WORK TO COMPLETE:
Your task is to copy the listing exactly, with the pictures left out.

[BEGIN DATA LINES]

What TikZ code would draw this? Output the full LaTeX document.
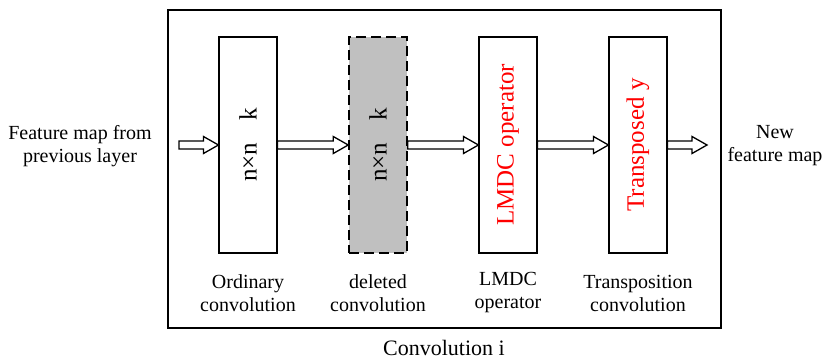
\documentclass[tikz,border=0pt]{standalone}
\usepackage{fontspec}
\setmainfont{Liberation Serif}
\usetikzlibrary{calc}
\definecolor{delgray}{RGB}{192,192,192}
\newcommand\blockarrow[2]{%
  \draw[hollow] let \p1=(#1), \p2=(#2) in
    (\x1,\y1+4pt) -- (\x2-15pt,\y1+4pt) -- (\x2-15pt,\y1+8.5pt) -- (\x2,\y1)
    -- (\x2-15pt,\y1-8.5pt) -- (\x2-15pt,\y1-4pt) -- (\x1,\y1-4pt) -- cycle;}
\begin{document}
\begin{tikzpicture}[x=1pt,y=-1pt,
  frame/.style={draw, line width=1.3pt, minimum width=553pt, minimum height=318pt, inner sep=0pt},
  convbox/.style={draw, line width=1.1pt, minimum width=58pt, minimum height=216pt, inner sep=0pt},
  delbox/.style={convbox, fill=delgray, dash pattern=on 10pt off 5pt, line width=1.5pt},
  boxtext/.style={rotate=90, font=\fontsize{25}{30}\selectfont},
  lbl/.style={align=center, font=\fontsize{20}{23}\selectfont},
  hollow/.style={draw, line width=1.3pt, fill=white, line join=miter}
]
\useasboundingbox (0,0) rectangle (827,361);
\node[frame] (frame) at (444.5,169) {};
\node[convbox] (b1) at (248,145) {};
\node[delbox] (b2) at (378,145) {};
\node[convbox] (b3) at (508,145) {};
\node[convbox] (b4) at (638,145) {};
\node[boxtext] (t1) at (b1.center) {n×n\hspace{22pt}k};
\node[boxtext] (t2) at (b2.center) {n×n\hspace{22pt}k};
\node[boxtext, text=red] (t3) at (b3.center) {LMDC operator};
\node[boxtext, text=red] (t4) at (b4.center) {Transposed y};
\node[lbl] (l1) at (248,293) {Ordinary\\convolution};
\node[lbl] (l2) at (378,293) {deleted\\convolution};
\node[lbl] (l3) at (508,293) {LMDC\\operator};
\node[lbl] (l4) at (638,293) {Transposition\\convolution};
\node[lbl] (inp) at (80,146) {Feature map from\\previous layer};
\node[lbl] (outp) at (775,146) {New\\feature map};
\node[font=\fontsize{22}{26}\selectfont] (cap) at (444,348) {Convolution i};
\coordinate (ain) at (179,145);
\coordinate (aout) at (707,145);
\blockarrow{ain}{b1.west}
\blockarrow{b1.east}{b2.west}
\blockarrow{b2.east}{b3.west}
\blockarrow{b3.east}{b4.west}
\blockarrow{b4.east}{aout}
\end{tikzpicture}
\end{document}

[END DATA LINES]

FINISHED TASK:
What TikZ code would draw this? Output the full LaTeX document.
\documentclass[tikz,border=0pt]{standalone}
\usepackage{fontspec}
\setmainfont{Liberation Serif}
\usetikzlibrary{calc}
\definecolor{delgray}{RGB}{192,192,192}
\newcommand\blockarrow[2]{%
  \draw[hollow] let \p1=(#1), \p2=(#2) in
    (\x1,\y1+4pt) -- (\x2-15pt,\y1+4pt) -- (\x2-15pt,\y1+8.5pt) -- (\x2,\y1)
    -- (\x2-15pt,\y1-8.5pt) -- (\x2-15pt,\y1-4pt) -- (\x1,\y1-4pt) -- cycle;}
\begin{document}
\begin{tikzpicture}[x=1pt,y=-1pt,
  frame/.style={draw, line width=1.3pt, minimum width=553pt, minimum height=318pt, inner sep=0pt},
  convbox/.style={draw, line width=1.1pt, minimum width=58pt, minimum height=216pt, inner sep=0pt},
  delbox/.style={convbox, fill=delgray, dash pattern=on 10pt off 5pt, line width=1.5pt},
  boxtext/.style={rotate=90, font=\fontsize{25}{30}\selectfont},
  lbl/.style={align=center, font=\fontsize{20}{23}\selectfont},
  hollow/.style={draw, line width=1.3pt, fill=white, line join=miter}
]
\useasboundingbox (0,0) rectangle (827,361);
\node[frame] (frame) at (444.5,169) {};
\node[convbox] (b1) at (248,145) {};
\node[delbox] (b2) at (378,145) {};
\node[convbox] (b3) at (508,145) {};
\node[convbox] (b4) at (638,145) {};
\node[boxtext] (t1) at (b1.center) {n×n\hspace{22pt}k};
\node[boxtext] (t2) at (b2.center) {n×n\hspace{22pt}k};
\node[boxtext, text=red] (t3) at (b3.center) {LMDC operator};
\node[boxtext, text=red] (t4) at (b4.center) {Transposed y};
\node[lbl] (l1) at (248,293) {Ordinary\\convolution};
\node[lbl] (l2) at (378,293) {deleted\\convolution};
\node[lbl] (l3) at (508,293) {LMDC\\operator};
\node[lbl] (l4) at (638,293) {Transposition\\convolution};
\node[lbl] (inp) at (80,146) {Feature map from\\previous layer};
\node[lbl] (outp) at (775,146) {New\\feature map};
\node[font=\fontsize{22}{26}\selectfont] (cap) at (444,348) {Convolution i};
\coordinate (ain) at (179,145);
\coordinate (aout) at (707,145);
\blockarrow{ain}{b1.west}
\blockarrow{b1.east}{b2.west}
\blockarrow{b2.east}{b3.west}
\blockarrow{b3.east}{b4.west}
\blockarrow{b4.east}{aout}
\end{tikzpicture}
\end{document}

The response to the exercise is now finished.